Im Jahr 2010 gab es unter der damaligen schwarz-gelben Regierung schon mal einen mehrmonatigen Förderstopp beim Marktanreizprogramm, das erneuerbare Wärmeerzeuger förderte. In der Folge war das Vertrauen in das Förderprogramm besonders bei den Handwerkern grundlegend erschüttert. Es dauerte mehrere Jahre, das ursprüngliche Niveau an Förderanträgen wieder zu erreichen.

Deshalb ist es gut, dass sich die Bundesregierung schnell entschieden hat, alle bis zum Stichtag eingegangenen Anträge zu bewilligen.

Im Übrigen hat die neue Bundesregierung auch hier ein Problem der alten geerbt. Seit Langem war klar, dass die Effizienzvorgaben für den Neubau mindestens auf den KfW-40-Standard verschärft werden müssen, wenn die Klimaziele erreicht werden sollen.

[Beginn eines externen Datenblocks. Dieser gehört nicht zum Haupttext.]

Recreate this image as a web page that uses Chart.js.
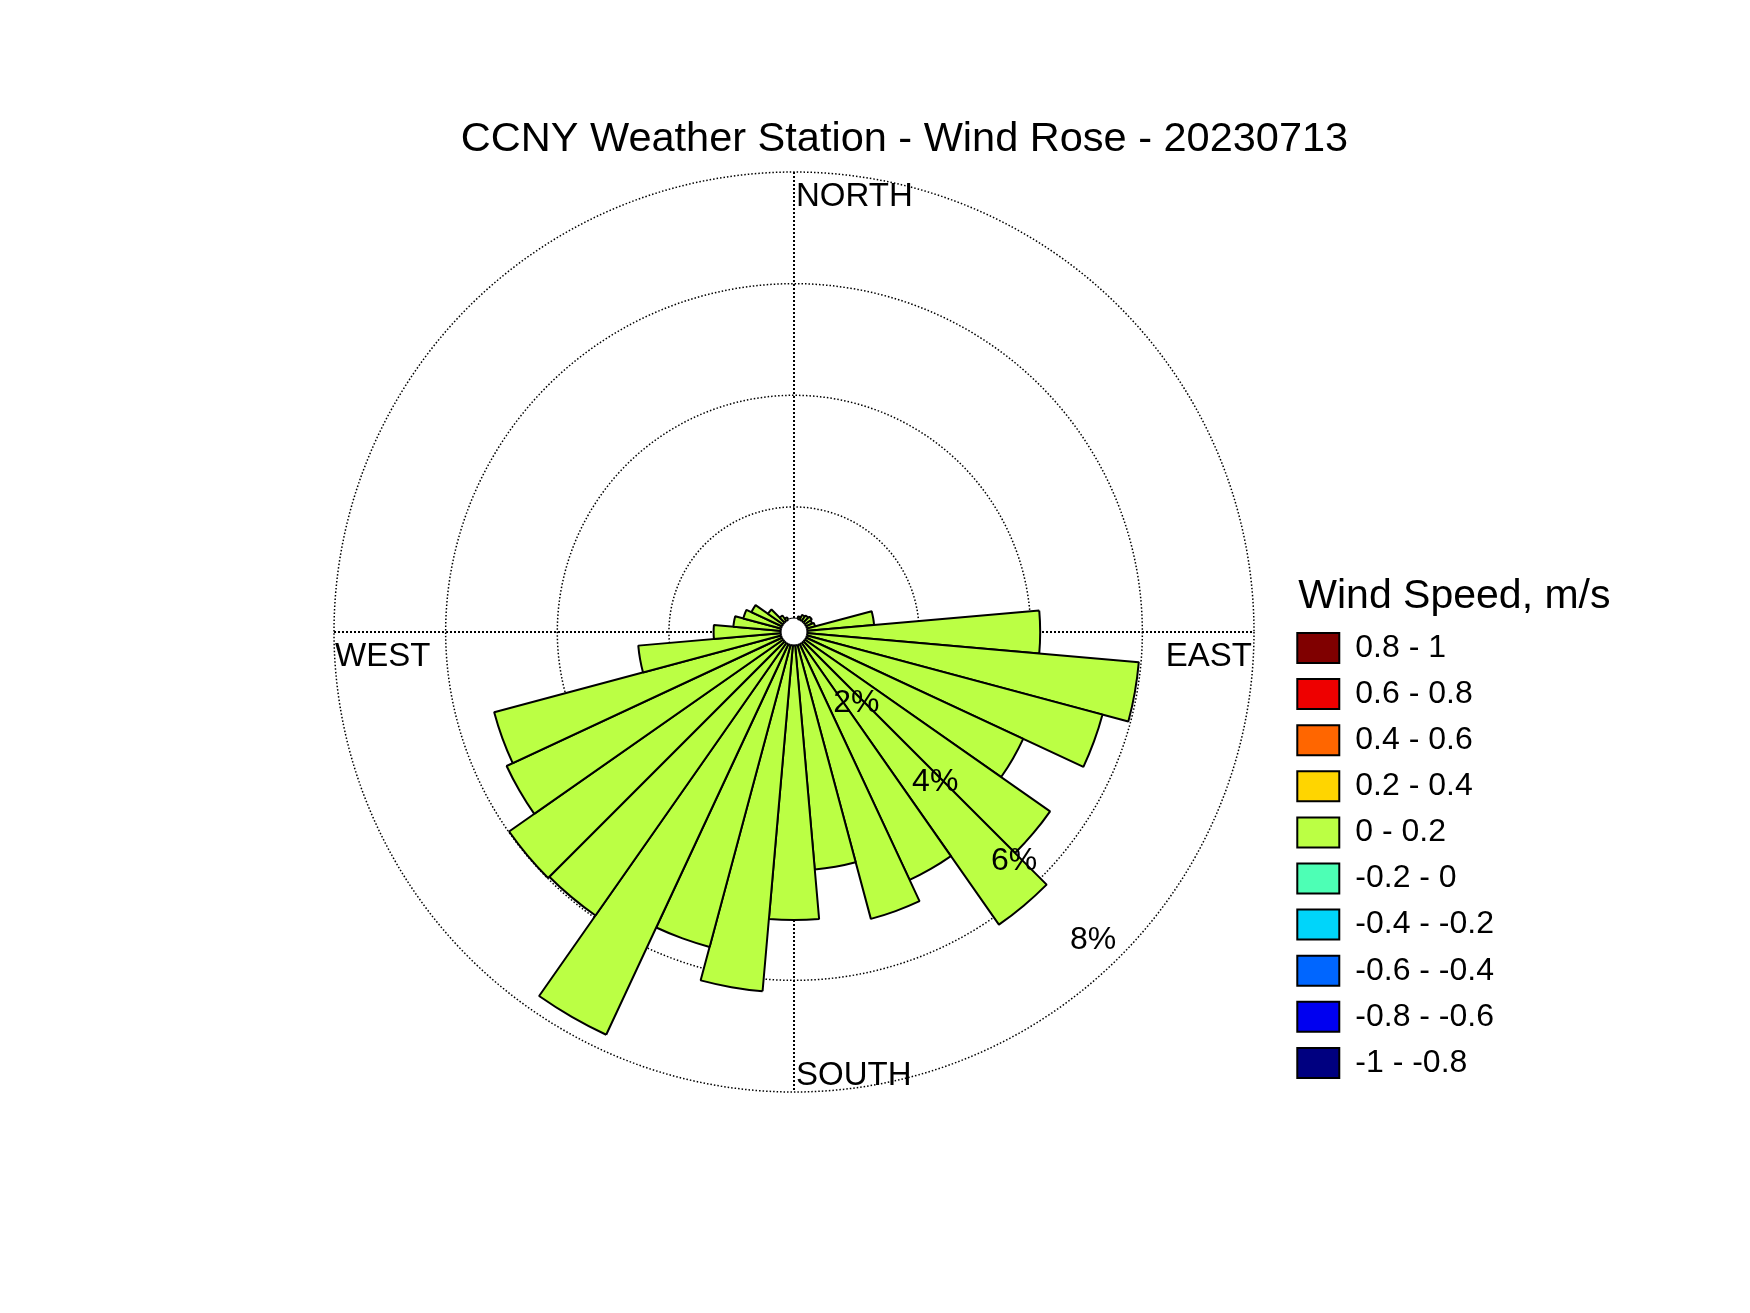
<!DOCTYPE html>
<html>
<head>
<meta charset="utf-8">
<title>CCNY Weather Station - Wind Rose</title>
<script src="https://cdn.jsdelivr.net/npm/chart.js@4.4.0/dist/chart.umd.min.js"></script>
<style>
  html, body { margin: 0; padding: 0; background: #fff; }
  #wrap { width: 1750px; height: 1313px; }
</style>
</head>
<body>
<div id="wrap"><canvas id="rose" width="1750" height="1313"></canvas></div>
<script>
// wind rose, 10 degree direction bins, frequency in %
const directions = [0, 10, 20, 30, 40, 50, 60, 70, 80, 90, 100, 110,
  120, 130, 140, 150, 160, 170, 180, 190, 200, 210, 220, 230,
  240, 250, 260, 270, 280, 290, 300, 310, 320, 330, 340, 350];
const frequency = [0, 0, 0.05, 0.1, 0.12, 0.15, 0.12, 0.15, 1.2, 4.17, 5.96, 5.48,
  4.29, 5.36, 6.16, 4.66, 5.08, 4.03, 4.92, 6.22, 5.6, 7.72, 5.96, 5.99,
  5.44, 5.32, 2.56, 1.2, 0.85, 0.7, 0.6, 0.33, 0.12, 0.05, 0, 0];

const ringTicks = [2, 4, 6, 8];
const ringLabels = ['2%', '4%', '6%', '8%'];
const compassLabels = ['NORTH', 'EAST', 'SOUTH', 'WEST'];

const legendTitle = 'Wind Speed, m/s';
const speedBins = ['0.8 - 1', '0.6 - 0.8', '0.4 - 0.6', '0.2 - 0.4', '0 - 0.2',
  '-0.2 - 0', '-0.4 - -0.2', '-0.6 - -0.4', '-0.8 - -0.6', '-1 - -0.8'];
const speedColors = ['#800000', '#EE0000', '#FF6600', '#FFD500', '#BBFF44',
  '#4DFFB5', '#00D5FA', '#0066FF', '#0000F0', '#000080'];

const FONT = 'Arial, "Liberation Sans", Helvetica, sans-serif';
Chart.defaults.font.family = FONT;
Chart.defaults.color = '#000';

const LEGEND_PAD = 14.1;
const LEGEND_FONT = 32;

const toRad = (deg) => (deg - 90) * Math.PI / 180;

// dotted compass cross, centre hole, ring + compass labels, legend heading
const roseDecor = {
  id: 'roseDecor',
  beforeDatasetsDraw(chart) {
    const s = chart.scales.r;
    const ctx = chart.ctx;
    const R = s.drawingArea;
    ctx.save();
    ctx.strokeStyle = '#000';
    ctx.lineWidth = 2;
    ctx.setLineDash([2, 2]);
    ctx.beginPath();
    ctx.moveTo(s.xCenter - R, s.yCenter);
    ctx.lineTo(s.xCenter + R, s.yCenter);
    ctx.moveTo(s.xCenter, s.yCenter - R);
    ctx.lineTo(s.xCenter, s.yCenter + R);
    ctx.stroke();
    ctx.restore();
  },
  afterDatasetsDraw(chart) {
    const s = chart.scales.r;
    const ctx = chart.ctx;
    const cx = s.xCenter, cy = s.yCenter, R = s.drawingArea;
    const hole = s.getDistanceFromCenterForValue(0);
    ctx.save();

    // white hole in the middle, outlined where a petal starts
    ctx.fillStyle = '#fff';
    ctx.beginPath();
    ctx.arc(cx, cy, hole, 0, Math.PI * 2);
    ctx.fill();
    ctx.strokeStyle = '#000';
    ctx.lineWidth = 2;
    directions.forEach((d, i) => {
      if (frequency[i] <= 0) return;
      ctx.beginPath();
      ctx.arc(cx, cy, hole, toRad(d - 5), toRad(d + 5));
      ctx.stroke();
    });

    ctx.fillStyle = '#000';
    ctx.textBaseline = 'alphabetic';

    // percent labels along the SE diagonal
    ctx.font = '32px ' + FONT;
    ctx.textAlign = 'right';
    ringTicks.forEach((v, i) => {
      const d = s.getDistanceFromCenterForValue(v) * Math.SQRT1_2;
      ctx.fillText(ringLabels[i], cx + d - 3, cy + d - 8);
    });

    // compass labels
    ctx.font = '33px ' + FONT;
    ctx.textAlign = 'left';
    ctx.fillText(compassLabels[0], cx + 2, cy - R + 34);
    ctx.fillText(compassLabels[2], cx + 2, cy + R - 7);
    ctx.fillText(compassLabels[3], cx - R + 1, cy + 34);
    ctx.textAlign = 'right';
    ctx.fillText(compassLabels[1], cx + R - 2, cy + 34);
    ctx.restore();
  },
  afterDraw(chart) {
    // legend heading, drawn here so the legend box does not clip it
    const lg = chart.legend;
    const rowsTop = lg.bottom - speedBins.length * (LEGEND_FONT + LEGEND_PAD);
    const ctx = chart.ctx;
    ctx.save();
    ctx.fillStyle = '#000';
    ctx.font = '41px ' + FONT;
    ctx.textAlign = 'left';
    ctx.textBaseline = 'alphabetic';
    ctx.fillText(legendTitle, lg.left + LEGEND_PAD + 1, rowsTop - 24);
    ctx.restore();
  }
};

const ctx = document.getElementById('rose').getContext('2d');

new Chart(ctx, {
  type: 'polarArea',
  data: {
    labels: directions,
    datasets: [{
      label: '0 - 0.2',
      data: frequency,
      backgroundColor: speedColors[4],
      borderColor: '#000',
      borderWidth: 2
    }]
  },
  options: {
    responsive: false,
    animation: false,
    events: [],
    layout: {
      padding: { top: 100, left: 305, right: 246, bottom: 220 }
    },
    scales: {
      r: {
        min: -0.24,
        max: 8,
        startAngle: -5,
        afterBuildTicks: (scale) => {
          scale.ticks = ringTicks.map(v => ({ value: v }));
        },
        ticks: { display: false },
        pointLabels: { display: false },
        angleLines: { display: false },
        grid: {
          circular: true,
          color: '#000',
          lineWidth: 1.5,
          borderDash: [1.5, 2]
        },
        border: { dash: [1.5, 2] }
      }
    },
    plugins: {
      tooltip: { enabled: false },
      title: {
        display: true,
        text: 'CCNY Weather Station - Wind Rose - 20230713',
        color: '#000',
        font: { size: 41.5, weight: 'normal' },
        padding: { top: 15, bottom: 8 }
      },
      legend: {
        display: true,
        position: 'right',
        align: 'end',
        fullSize: false,
        onClick: null,
        labels: {
          boxWidth: 42,
          boxHeight: 30,
          padding: LEGEND_PAD,
          color: '#000',
          font: { size: LEGEND_FONT },
          generateLabels: () => speedBins.map((text, i) => ({
            text: text,
            fillStyle: speedColors[i],
            strokeStyle: '#000',
            lineWidth: 2,
            hidden: false,
            index: i
          }))
        }
      }
    }
  },
  plugins: [roseDecor]
});
</script>
</body>
</html>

Die alte Bundesregierung hat diese Verschärfung nicht eingesehen oder sich nicht getraut.

Wenn jetzt viele Investoren und Bauunternehmen – und das ist die Mehrzahl der Antragsteller – erkennen, dass sie hier günstige Kredite für ihre Vorhaben erhalten können, ist das nicht verwerflich. Und wenn sie nur den Effizienzstandard bauen, den sie auch ohne Förderung gebaut hätten, kann man ihnen auch das nicht vorwerfen.

Und was war Ihre Überraschung der Woche?

Der Schnellschuss der Bundesregierung zur Abschaffung der EEG-Umlage schon zur Jahresmitte hat mich doch überrascht. Prominente Energieexperten aus den Reihen der Grünen wie Ingrid Nestle, Verbände wie der Paritätische Gesamtverband und der BUND oder auch Ökostromversorger wie Naturstrom, EWS und die Bürgerwerke kritisieren diesen Vorschlag.

Die Energiewende muss, wenn sie gelingen soll, auch sozial gerecht sein. Sonst kann die Zustimmung der Menschen schnell in eine Ablehnung umschlagen.

Wie gesagt, energiewirtschaftlich ist die Abschaffung der EEG-Umlage grundsätzlich sinnvoll. Ich hielte es aber für besser, auf der vom Bundeswirtschaftsministerium geplanten Plattform "Klimaneutrales Stromsystem" über alle Abgaben, Umlagen und Steuern zu diskutieren und ein Gesamtpaket zu schnüren. Das hat mehr Sinn als breit gestreute Schnellschüsse.

Weiterhin sind einige Punkte zu bedenken. Die meisten Stromkunden im Markt haben in diesem Jahr kein Problem, weil sie weiter in Bestandsverträgen mit preisgesicherten Mengen zu rund 30 bis 35 Cent je Kilowattstunde brutto versorgt werden. Die zuletzt sehr hohen Steigerungen auf über 50 Cent betreffen nur Menschen, die umziehen oder denen ihr Vertrag gekündigt wurde. Gerade Menschen mit geringerem Einkommen könnte man viel günstiger und zielgerichteter mit einem Energiekostenzuschuss entlasten.

Für Neukunden machen die drei Cent pro Kilowattstunde bei Preisen von 50 Cent auch keinen wirklichen Unterschied. Dieser Betrag liegt in der Größenordnung der aktuellen Energiepreis-Puffer, die Energieversorger einkalkulieren. Insofern erwarte ich auch, dass viele Versorger die Kostensenkungen nicht oder nur teilweise weitergeben, sondern die Einsparungen nutzen, um etwaige Mehrkosten am Energiemarkt auszugleichen.

Mittelfristig ist die Absenkung des Strompreises als Anreiz zur Sektorkopplung hilfreich – dabei geht es aber um die Gesamtheit des Abgaben- und Umlagensystems, um zum Beispiel mit dynamischen Preisen Anreize zu setzen, auch zur richtigen Zeit Sektorkopplung zu betreiben.

Ich persönlich finde es riskant, die EEG-Zahlungen für Neuanlagen vollständig in den Haushalt einzustellen. Ich sehe ein hohes Risiko, dass damit die EEG-Zahlungen unter einer zukünftigen Regierung wegen anderer Haushaltszwänge begrenzt oder ausgebootet werden.